Personality: “Bright, dignified, serious minded[…]Aloof with outsiders, Chows accept new friendships if introductions are made by their owner, who is the center of the universe for these eternally loyal dogs.”
The Judge’s Viewpoint
Aside from being a Chow Chow breeder, Sangkunakup is also a sought-after judge in the international dog show circuit.
When asked to describe the defining characteristics of the Chow Chow, Sangkunakup deferred to the American Kennel Club breed standard:
“An ancient breed of northern Chinese origin, this all-purpose dog of China was used for hunting,
herding, pulling, and protection of the home. While primarily a companion today, his working
origin must always be remembered when assessing true Chow type.
A powerful, sturdy, squarely built, upstanding dog of arctic type, medium in size with strong muscular development and heavy bone. The body is compact, short coupled, broad and deep, the tail set high and carried closely to the back, the whole supported by four straight, strong, sound legs. Viewed from the side, the hind legs have little apparent angulation and the hock joint and metatarsals are directly beneath the hip joint. It is this structure which produces the characteristic shorter, stilted gait unique to the breed.

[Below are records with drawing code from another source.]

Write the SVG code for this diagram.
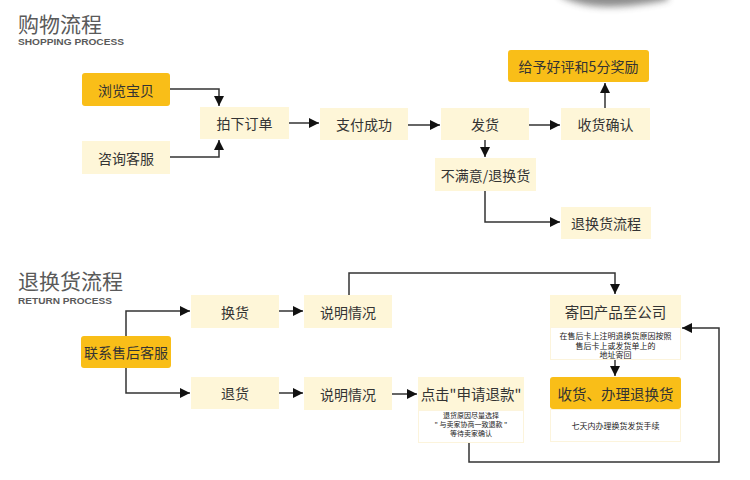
<svg xmlns="http://www.w3.org/2000/svg" width="750" height="480" viewBox="0 0 750 480">
<style>
.t{font-family:"Noto Sans CJK SC","Liberation Sans",sans-serif;fill:#333;text-anchor:middle;dominant-baseline:central}
.n{font-size:14px}
.b{font-size:14.5px}
.s{font-size:7px;fill:#222}
.h{font-family:"Noto Sans CJK SC",sans-serif;font-size:21px;fill:#5a5a5a}
.e{font-family:"Liberation Sans",Arial,sans-serif;font-size:9.2px;font-weight:bold;fill:#5a5a5a}
.o{fill:#F9BE18}
.y{fill:#FEF6D8}
.w{fill:#fff;stroke:#FCF4DC;stroke-width:1}
.c{fill:none;stroke:#333;stroke-width:1.5}
</style>
<defs>
<marker id="a" viewBox="0 0 10 10" refX="10" refY="5" markerWidth="10" markerHeight="10" markerUnits="userSpaceOnUse" orient="auto">
<path d="M0,0L10,5L0,10z" fill="#111"/>
</marker>
<filter id="bl" x="-30%" y="-150%" width="160%" height="400%"><feGaussianBlur stdDeviation="3.5"/></filter>
</defs>
<rect width="750" height="480" fill="#fff"/>
<path d="M560,-4C585,9 615,10 668,0L668,-10L560,-10z" fill="#808080" filter="url(#bl)" opacity="0.9"/>

<text class="h" x="18" y="32">购物流程</text>
<text class="e" x="18" y="44.5" textLength="106" lengthAdjust="spacingAndGlyphs">SHOPPING PROCESS</text>
<text class="h" x="18" y="289">退换货流程</text>
<text class="e" x="18" y="303.5" textLength="94" lengthAdjust="spacingAndGlyphs">RETURN PROCESS</text>

<g id="connectors">
<path class="c" d="M170,89H219V106" marker-end="url(#a)"/>
<path class="c" d="M170,157H219V140" marker-end="url(#a)"/>
<path class="c" d="M289,123H319" marker-end="url(#a)"/>
<path class="c" d="M408,125H440" marker-end="url(#a)"/>
<path class="c" d="M529,125H560" marker-end="url(#a)"/>
<path class="c" d="M605,108V83" marker-end="url(#a)"/>
<path class="c" d="M485,140V157" marker-end="url(#a)"/>
<path class="c" d="M485,191V222H560" marker-end="url(#a)"/>
<path class="c" d="M126,336V311H190" marker-end="url(#a)"/>
<path class="c" d="M126,368V393H190" marker-end="url(#a)"/>
<path class="c" d="M279,311H303" marker-end="url(#a)"/>
<path class="c" d="M279,393H303" marker-end="url(#a)"/>
<path class="c" d="M392,394H417" marker-end="url(#a)"/>
<path class="c" d="M349,295V273H615V294" marker-end="url(#a)"/>
<path class="c" d="M615,360V376" marker-end="url(#a)"/>
<path class="c" d="M469,442V462H719V328H682" marker-end="url(#a)"/>
</g>

<g id="n1"><rect class="o" x="82" y="73" width="88" height="33" rx="3"/><text class="t n" x="126" y="89.5">浏览宝贝</text></g>
<g id="n2"><rect class="y" x="82" y="141" width="88" height="33"/><text class="t n" x="126" y="157.5">咨询客服</text></g>
<g id="n3"><rect class="y" x="200" y="107" width="89" height="32"/><text class="t n" x="244.5" y="123">拍下订单</text></g>
<g id="n4"><rect class="y" x="320" y="108" width="88" height="32"/><text class="t n" x="364" y="124">支付成功</text></g>
<g id="n5"><rect class="y" x="441" y="108" width="88" height="32"/><text class="t n" x="485" y="124">发货</text></g>
<g id="n6"><rect class="y" x="561" y="108" width="89" height="32"/><text class="t n" x="605.5" y="124">收货确认</text></g>
<g id="n7"><rect class="o" x="508" y="50" width="141" height="32" rx="3"/><text class="t n" x="578.5" y="66">给予好评和5分奖励</text></g>
<g id="n8"><rect class="y" x="435" y="158" width="101" height="33"/><text class="t n" x="485.5" y="174.5">不满意/退换货</text></g>
<g id="n9"><rect class="y" x="561" y="207" width="90" height="32"/><text class="t n" x="606" y="223">退换货流程</text></g>

<g id="m1"><rect class="o" x="81" y="336" width="90" height="32" rx="3"/><text class="t n" x="126" y="352">联系售后客服</text></g>
<g id="m2"><rect class="y" x="191" y="295" width="88" height="33"/><text class="t n" x="235" y="311.5">换货</text></g>
<g id="m3"><rect class="y" x="191" y="377" width="88" height="32"/><text class="t n" x="235" y="393">退货</text></g>
<g id="m4"><rect class="y" x="304" y="295" width="88" height="33"/><text class="t n" x="348" y="311.5">说明情况</text></g>
<g id="m5"><rect class="y" x="304" y="377" width="88" height="33"/><text class="t n" x="348" y="393.5">说明情况</text></g>
<g id="m6"><rect class="w" x="418.5" y="410.5" width="105" height="32"/><rect class="y" x="418" y="377" width="106" height="33"/><text class="t b" x="471" y="393.5">点击"申请退款"</text>
<text class="t s" x="471" y="415">退货原因尽量选择</text><text class="t s" x="471" y="424">" 与卖家协商一致退款 "</text><text class="t s" x="471" y="433">等待卖家确认</text></g>
<g id="m7"><rect class="w" x="550.5" y="327.5" width="130" height="32"/><rect class="y" x="550" y="295" width="131" height="32"/><text class="t b" x="615.5" y="311">寄回产品至公司</text>
<text class="t s" x="615.5" y="335.5" style="font-size:8px">在售后卡上注明退换货原因按照</text><text class="t s" x="615.5" y="345" style="font-size:8px">售后卡上或发货单上的</text><text class="t s" x="615.5" y="354.5" style="font-size:8px">地址寄回</text></g>
<g id="m8"><rect class="w" x="550.5" y="409.5" width="130" height="32"/><rect class="o" x="550" y="377" width="131" height="32" rx="3"/><text class="t b" x="615.5" y="393">收货、办理退换货</text>
<text class="t s" x="615.5" y="425" style="font-size:8px">七天内办理换货发货手续</text></g>
</svg>
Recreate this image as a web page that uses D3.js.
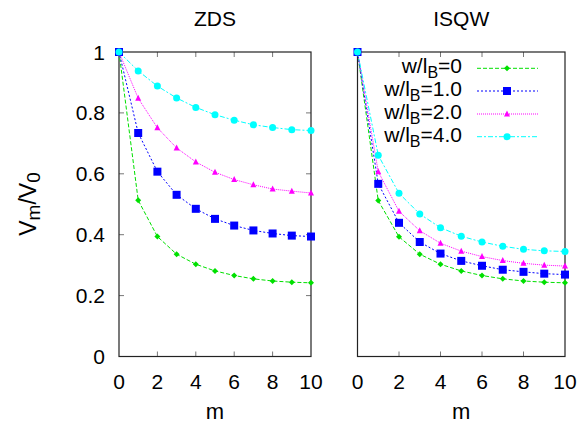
<!DOCTYPE html>
<html><head><meta charset="utf-8">
<script src="https://cdn.jsdelivr.net/npm/d3@7"></script>
<style>body{margin:0;background:#fff}svg{display:block}text{font-family:"Liberation Sans",Arial,sans-serif;fill:#000}</style>
</head><body><svg id="c" width="581" height="423"></svg>
<script>
const mValues = [0,1,2,3,4,5,6,7,8,9,10];
const seriesLabels = ["0","1.0","2.0","4.0"];
const zdsW0 = [1,0.513,0.394,0.336,0.303,0.281,0.266,0.255,0.248,0.244,0.242];
const zdsW1 = [1,0.734,0.607,0.531,0.485,0.452,0.430,0.414,0.404,0.397,0.394];
const zdsW2 = [1,0.848,0.751,0.685,0.639,0.605,0.581,0.564,0.550,0.543,0.537];
const zdsW4 = [1,0.938,0.888,0.849,0.818,0.794,0.776,0.761,0.752,0.745,0.742];
const isqwW0 = [1,0.512,0.393,0.336,0.303,0.281,0.266,0.255,0.248,0.244,0.242];
const isqwW1 = [1,0.567,0.439,0.376,0.338,0.314,0.298,0.285,0.278,0.272,0.269];
const isqwW2 = [1,0.607,0.477,0.413,0.372,0.346,0.328,0.315,0.306,0.300,0.297];
const isqwW4 = [1,0.661,0.536,0.468,0.423,0.395,0.376,0.362,0.352,0.347,0.345];
const yTicks = [0,0.2,0.4,0.6,0.8,1];
const xTicks = [0,2,4,6,8,10];
const panelTitles = ["ZDS","ISQW"];

const styles = [
  {color:"#00e000", dash:"4,2", marker:"diamond", size:5},
  {color:"#0000ff", dash:"2,2", marker:"square", size:8},
  {color:"#ff00ff", dash:"1,1", marker:"triangle", size:6},
  {color:"#00ffff", dash:"5,2,2,2", marker:"circle", size:7}
];
const svg = d3.select("#c");
const y = d3.scaleLinear().domain([0,1]).range([356.5,52]);
const panels = [
  {x0:119, x1:311, data:[zdsW0,zdsW1,zdsW2,zdsW4], yLabels:true},
  {x0:357.5, x1:565, data:[isqwW0,isqwW1,isqwW2,isqwW4], yLabels:false}
];
function drawMarker(g, type, cx, cy, s, color){
  if(type==="square") g.append("rect").attr("x",cx-s/2).attr("y",cy-s/2).attr("width",s).attr("height",s).attr("fill",color);
  else if(type==="circle") g.append("circle").attr("cx",cx).attr("cy",cy).attr("r",s/2).attr("fill",color);
  else if(type==="triangle") g.append("path").attr("d",`M${cx},${cy-s/2-0.5}L${cx+s/2},${cy+s/2-0.5}L${cx-s/2},${cy+s/2-0.5}Z`).attr("fill",color);
  else g.append("path").attr("d",`M${cx},${cy-s/2-0.5}L${cx+s/2+0.5},${cy}L${cx},${cy+s/2+0.5}L${cx-s/2-0.5},${cy}Z`).attr("fill",color);
}
panels.forEach((p,pi)=>{
  const x = d3.scaleLinear().domain([0,10]).range([p.x0,p.x1]);
  const g = svg.append("g");
  xTicks.slice(1,-1).forEach(t=>{
    g.append("line").attr("x1",x(t)).attr("x2",x(t)).attr("y1",y(0)).attr("y2",y(0)-5).attr("stroke","#777");
    g.append("line").attr("x1",x(t)).attr("x2",x(t)).attr("y1",y(1)).attr("y2",y(1)+5).attr("stroke","#777");
  });
  xTicks.forEach(t=>{
    g.append("text").attr("x",x(t)).attr("y",388.5).attr("text-anchor","middle").attr("font-size",21).text(t);
  });
  if(p.yLabels){
    yTicks.slice(1,-1).forEach(t=>{
      g.append("line").attr("x1",p.x0).attr("x2",p.x0+5).attr("y1",y(t)).attr("y2",y(t)).attr("stroke","#777");
      g.append("line").attr("x1",p.x1).attr("x2",p.x1-5).attr("y1",y(t)).attr("y2",y(t)).attr("stroke","#777");
    });
    yTicks.forEach(t=>{
      g.append("text").attr("x",105).attr("y",y(t)+7.5).attr("text-anchor","end").attr("font-size",21).text(t);
    });
  }
  g.append("rect").attr("x",p.x0).attr("y",y(1)).attr("width",p.x1-p.x0).attr("height",y(0)-y(1))
    .attr("fill","none").attr("stroke","#222").attr("stroke-width",1.2);
  g.append("text").attr("x",(p.x0+p.x1)/2).attr("y",25.5).attr("text-anchor","middle").attr("font-size",21).text(panelTitles[pi]);
  g.append("text").attr("x",(p.x0+p.x1)/2).attr("y",419).attr("text-anchor","middle").attr("font-size",22).text("m");
  const line = d3.line().x((d,i)=>x(mValues[i])).y(d=>y(d));
  p.data.forEach((s,si)=>{
    const st = styles[si];
    g.append("path").attr("d",line(s)).attr("fill","none").attr("stroke",st.color).attr("stroke-width",1).attr("stroke-dasharray",st.dash);
  });
  p.data.forEach((s,si)=>{
    const st = styles[si];
    s.forEach((v,i)=>drawMarker(g, st.marker, x(mValues[i]), y(v), st.size, st.color));
  });
});
const yl = svg.append("text").attr("transform","translate(36,204) rotate(-90)").attr("text-anchor","middle").attr("font-size",23);
yl.append("tspan").text("V");
yl.append("tspan").attr("dy",4).attr("font-size",19).text("m");
yl.append("tspan").attr("dy",-4).text("/V");
yl.append("tspan").attr("dy",4).attr("font-size",19).text("0");
const legY = [68.3,91,114,136.7];
seriesLabels.forEach((lab,i)=>{
  const st = styles[i];
  const t = svg.append("text").attr("x",462).attr("y",legY[i]+5).attr("text-anchor","end").attr("font-size",21);
  t.append("tspan").text("w/l");
  t.append("tspan").attr("dy",5).attr("font-size",16).text("B");
  t.append("tspan").attr("dy",-5).text("="+lab);
  svg.append("line").attr("x1",477).attr("x2",538).attr("y1",legY[i]).attr("y2",legY[i]).attr("stroke",st.color).attr("stroke-dasharray",st.dash);
  drawMarker(svg, st.marker, 507, legY[i], st.size, st.color);
});
</script></body></html>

The large head with broad, flat skull and short, broad and deep muzzle is proudly carried and accentuated by a ruff. Elegance and substance must be combined into a well balanced whole, never so massive as to outweigh his ability to be active, alert and agile. Clothed in a smooth or an offstanding rough double coat, the Chow is a masterpiece of beauty, dignity and naturalness.
Essential to true Chow type are his unique blue-black tongue, scowling expression and stilted gait.”
Described by the Federacion Cynologique International as “essentially well balanced: leonine in appearance, with a proud, dignified bearing,” the Chow Chow’s sturdy frame asserts the breed’s Arctic roots. Classified as an ancient breed—one of fourteen contemporary dogs bearing the most similar genetic material to wolves—the Chow Chow is believed to be the companion dogs of the northern tribes that invaded China in the 11th century.
Richard G. Beauchamp writes, “These barbarian invaders had dogs of formidable size that were described as having black tongues and being so fierce that they could easily bring down humans as if they were straws. These warrior dogs sometimes resembled lions in color as well as in their head characteristics. They also had long claws and shaggy manes that covered their necks.“
These dogs were hunters and guards, and were also used to herd livestock.
The 18th century saw British sailors docking at Chinese ports; some of them would bring Chow Chows with them on their return voyage, thus inadvertently giving the breed its name. According to the American Kennel Club, which officially recognized the breed in 1903, “the name ‘Chow Chow’ has little basis for its origin in China; it is believed that expression evolved from the pidgin-English term for articles brought from any part of the Oriental Empire during the latter part of the 18th century.”
This appeared as “It’s Chow Time” in Animal Scene’s June 2016 issue.